## INSTRUCTIONS TO FOLLOW
Leave out the pictures and transcribe everything else exactly.
[Start of RECORDED INFORMATION]
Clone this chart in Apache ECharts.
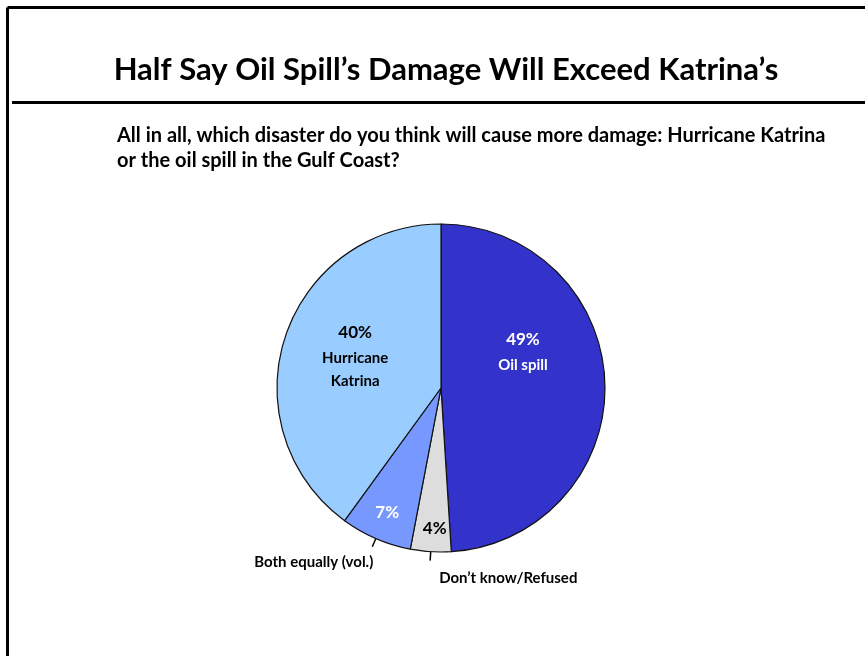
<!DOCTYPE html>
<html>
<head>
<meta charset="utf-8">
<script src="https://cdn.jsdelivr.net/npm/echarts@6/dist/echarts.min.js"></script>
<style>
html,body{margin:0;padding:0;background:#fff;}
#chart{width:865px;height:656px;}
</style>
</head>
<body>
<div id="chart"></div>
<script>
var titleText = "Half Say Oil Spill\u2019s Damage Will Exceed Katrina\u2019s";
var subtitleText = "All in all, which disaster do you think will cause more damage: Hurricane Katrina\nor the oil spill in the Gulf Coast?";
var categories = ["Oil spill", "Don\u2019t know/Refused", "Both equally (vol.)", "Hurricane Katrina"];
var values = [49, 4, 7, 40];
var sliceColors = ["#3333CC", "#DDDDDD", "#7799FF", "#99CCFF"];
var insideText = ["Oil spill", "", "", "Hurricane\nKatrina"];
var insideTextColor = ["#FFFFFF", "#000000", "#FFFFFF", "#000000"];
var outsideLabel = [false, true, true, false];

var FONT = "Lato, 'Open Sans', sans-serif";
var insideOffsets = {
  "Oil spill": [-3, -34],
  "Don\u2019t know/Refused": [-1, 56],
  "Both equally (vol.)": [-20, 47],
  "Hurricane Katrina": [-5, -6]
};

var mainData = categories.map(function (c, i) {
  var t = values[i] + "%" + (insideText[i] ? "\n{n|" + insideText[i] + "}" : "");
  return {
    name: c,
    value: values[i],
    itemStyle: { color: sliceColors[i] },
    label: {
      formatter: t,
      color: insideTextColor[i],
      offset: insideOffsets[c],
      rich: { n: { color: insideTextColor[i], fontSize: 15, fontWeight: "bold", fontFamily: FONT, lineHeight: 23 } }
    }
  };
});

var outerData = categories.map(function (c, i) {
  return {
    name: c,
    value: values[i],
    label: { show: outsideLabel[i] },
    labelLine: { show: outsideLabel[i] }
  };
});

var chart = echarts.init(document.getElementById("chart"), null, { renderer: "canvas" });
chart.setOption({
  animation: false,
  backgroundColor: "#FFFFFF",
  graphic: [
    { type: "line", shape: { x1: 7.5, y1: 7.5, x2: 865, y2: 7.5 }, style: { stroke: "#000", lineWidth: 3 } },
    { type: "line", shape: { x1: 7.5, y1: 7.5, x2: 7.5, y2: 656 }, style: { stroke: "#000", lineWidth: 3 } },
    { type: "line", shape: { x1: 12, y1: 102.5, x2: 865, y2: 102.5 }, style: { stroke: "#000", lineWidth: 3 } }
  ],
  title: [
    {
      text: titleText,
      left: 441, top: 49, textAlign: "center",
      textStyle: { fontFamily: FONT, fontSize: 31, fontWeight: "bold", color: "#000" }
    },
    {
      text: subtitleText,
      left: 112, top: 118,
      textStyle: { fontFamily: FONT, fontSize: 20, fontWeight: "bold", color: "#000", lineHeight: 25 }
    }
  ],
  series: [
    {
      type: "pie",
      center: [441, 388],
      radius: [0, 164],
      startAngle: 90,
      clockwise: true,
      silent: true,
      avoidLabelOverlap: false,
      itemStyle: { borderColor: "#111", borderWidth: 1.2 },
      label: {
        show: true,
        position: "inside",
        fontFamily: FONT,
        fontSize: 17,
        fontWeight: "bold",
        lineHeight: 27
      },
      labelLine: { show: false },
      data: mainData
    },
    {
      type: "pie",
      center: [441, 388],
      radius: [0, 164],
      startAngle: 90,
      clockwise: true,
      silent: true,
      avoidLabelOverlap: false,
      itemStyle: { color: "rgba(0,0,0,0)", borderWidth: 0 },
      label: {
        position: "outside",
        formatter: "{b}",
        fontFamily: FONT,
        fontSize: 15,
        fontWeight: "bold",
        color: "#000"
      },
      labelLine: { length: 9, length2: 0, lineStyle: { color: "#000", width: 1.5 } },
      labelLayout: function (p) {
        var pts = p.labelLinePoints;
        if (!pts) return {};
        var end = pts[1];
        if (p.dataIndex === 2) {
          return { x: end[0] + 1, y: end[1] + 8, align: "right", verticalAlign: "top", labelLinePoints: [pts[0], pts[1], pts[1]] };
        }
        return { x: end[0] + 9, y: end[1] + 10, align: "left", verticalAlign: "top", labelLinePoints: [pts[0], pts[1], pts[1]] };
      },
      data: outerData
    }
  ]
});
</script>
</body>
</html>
[End of RECORDED INFORMATION]
## OUTPUT BELOW
Clone this chart in Apache ECharts.
<!DOCTYPE html>
<html>
<head>
<meta charset="utf-8">
<script src="https://cdn.jsdelivr.net/npm/echarts@6/dist/echarts.min.js"></script>
<style>
html,body{margin:0;padding:0;background:#fff;}
#chart{width:865px;height:656px;}
</style>
</head>
<body>
<div id="chart"></div>
<script>
var titleText = "Half Say Oil Spill\u2019s Damage Will Exceed Katrina\u2019s";
var subtitleText = "All in all, which disaster do you think will cause more damage: Hurricane Katrina\nor the oil spill in the Gulf Coast?";
var categories = ["Oil spill", "Don\u2019t know/Refused", "Both equally (vol.)", "Hurricane Katrina"];
var values = [49, 4, 7, 40];
var sliceColors = ["#3333CC", "#DDDDDD", "#7799FF", "#99CCFF"];
var insideText = ["Oil spill", "", "", "Hurricane\nKatrina"];
var insideTextColor = ["#FFFFFF", "#000000", "#FFFFFF", "#000000"];
var outsideLabel = [false, true, true, false];

var FONT = "Lato, 'Open Sans', sans-serif";
var insideOffsets = {
  "Oil spill": [-3, -34],
  "Don\u2019t know/Refused": [-1, 56],
  "Both equally (vol.)": [-20, 47],
  "Hurricane Katrina": [-5, -6]
};

var mainData = categories.map(function (c, i) {
  var t = values[i] + "%" + (insideText[i] ? "\n{n|" + insideText[i] + "}" : "");
  return {
    name: c,
    value: values[i],
    itemStyle: { color: sliceColors[i] },
    label: {
      formatter: t,
      color: insideTextColor[i],
      offset: insideOffsets[c],
      rich: { n: { color: insideTextColor[i], fontSize: 15, fontWeight: "bold", fontFamily: FONT, lineHeight: 23 } }
    }
  };
});

var outerData = categories.map(function (c, i) {
  return {
    name: c,
    value: values[i],
    label: { show: outsideLabel[i] },
    labelLine: { show: outsideLabel[i] }
  };
});

var chart = echarts.init(document.getElementById("chart"), null, { renderer: "canvas" });
chart.setOption({
  animation: false,
  backgroundColor: "#FFFFFF",
  graphic: [
    { type: "line", shape: { x1: 7.5, y1: 7.5, x2: 865, y2: 7.5 }, style: { stroke: "#000", lineWidth: 3 } },
    { type: "line", shape: { x1: 7.5, y1: 7.5, x2: 7.5, y2: 656 }, style: { stroke: "#000", lineWidth: 3 } },
    { type: "line", shape: { x1: 12, y1: 102.5, x2: 865, y2: 102.5 }, style: { stroke: "#000", lineWidth: 3 } }
  ],
  title: [
    {
      text: titleText,
      left: 441, top: 49, textAlign: "center",
      textStyle: { fontFamily: FONT, fontSize: 31, fontWeight: "bold", color: "#000" }
    },
    {
      text: subtitleText,
      left: 112, top: 118,
      textStyle: { fontFamily: FONT, fontSize: 20, fontWeight: "bold", color: "#000", lineHeight: 25 }
    }
  ],
  series: [
    {
      type: "pie",
      center: [441, 388],
      radius: [0, 164],
      startAngle: 90,
      clockwise: true,
      silent: true,
      avoidLabelOverlap: false,
      itemStyle: { borderColor: "#111", borderWidth: 1.2 },
      label: {
        show: true,
        position: "inside",
        fontFamily: FONT,
        fontSize: 17,
        fontWeight: "bold",
        lineHeight: 27
      },
      labelLine: { show: false },
      data: mainData
    },
    {
      type: "pie",
      center: [441, 388],
      radius: [0, 164],
      startAngle: 90,
      clockwise: true,
      silent: true,
      avoidLabelOverlap: false,
      itemStyle: { color: "rgba(0,0,0,0)", borderWidth: 0 },
      label: {
        position: "outside",
        formatter: "{b}",
        fontFamily: FONT,
        fontSize: 15,
        fontWeight: "bold",
        color: "#000"
      },
      labelLine: { length: 9, length2: 0, lineStyle: { color: "#000", width: 1.5 } },
      labelLayout: function (p) {
        var pts = p.labelLinePoints;
        if (!pts) return {};
        var end = pts[1];
        if (p.dataIndex === 2) {
          return { x: end[0] + 1, y: end[1] + 8, align: "right", verticalAlign: "top", labelLinePoints: [pts[0], pts[1], pts[1]] };
        }
        return { x: end[0] + 9, y: end[1] + 10, align: "left", verticalAlign: "top", labelLinePoints: [pts[0], pts[1], pts[1]] };
      },
      data: outerData
    }
  ]
});
</script>
</body>
</html>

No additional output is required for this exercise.